Nun ein ganz wichtiger Punkt. In der Box findet sich ergänzend ein Download-Voucher für das originale Album, also ohne Zugaben, im Original und 2013 Mix in HD Audio.
So etwas habe ich zuvor noch nie einem Box-Set vorgefunden und ist wirklich sehr lobenswert.

Nun zum rein physischen Bonus-Material.
Die CDs und die DVD haben Einschub-Fächer im Einband eines 60-seitigen Hardcover-Buch im Großformat, welches der schwerste Teil des Box-Sets ist. Die Qualität ist außerordentlich vorbildich und sogar der Inhalt selbst ist lesens- und sehenswert, da hier Archivbilder optisch ansprechend neben kurze Texte und reihenweise aktuelle Zitate von anderen Musikern gestellt werden. Im hinteren Teil finden sich zudem alle Songtexte und überraschenderweise ein Abdruck (vermutlich) sämtlicher „Made In Japan“-Pressungen weltweit mit Katalognummern. Sehr interessant!

Zusätzlich liegen in der sehr sehr dicken Hardcover-Box eine Replik des originalen Tourprogramms (nicht lesenswert, da natürlich auf Japanisch, aber da auf dickem Papier gedruckt sehenswert) und ein Poster mit einer Art Stammbaum um alle Band-Mitglieder und deren Nebenprojekte bis Ende der 70er Jahre.
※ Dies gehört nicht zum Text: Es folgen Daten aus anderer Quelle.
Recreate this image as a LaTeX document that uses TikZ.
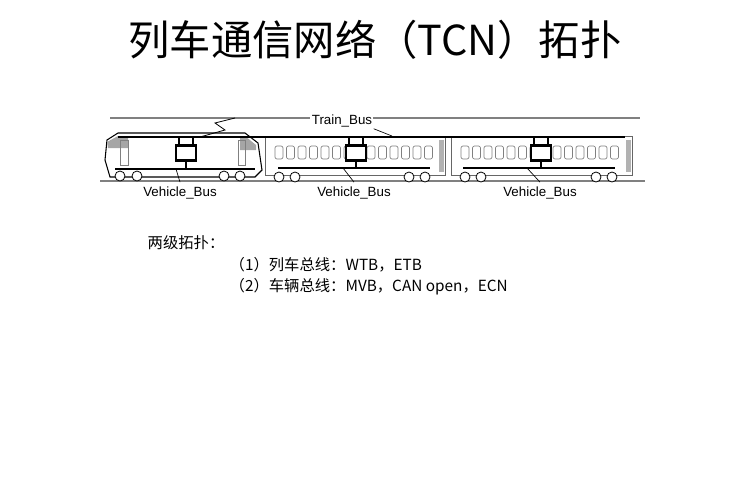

Sehr verwirrend, aber umso spannender zu entdecken.
Als letztes Extra findet sich ein DIN A4 Bogen mit einer originalen Presse-Erklärung zum Album.

Dieses Komplett-Paket lässt einen „Made In Japan“ völlig neu und sehr intensiv wiederentdecken. Das Geld ist es tatsächlich wert, da es nicht ein billig zusammengepacktes, sondern sehr bedacht zusammengestelltes Box-Set ist, welches auch neben dem Inhalt physisch zu 100% überzeugen kann.

Aktuell ist das Box-Set z.B. über Amazon und jpc.de für knapp 100€ erhältlich.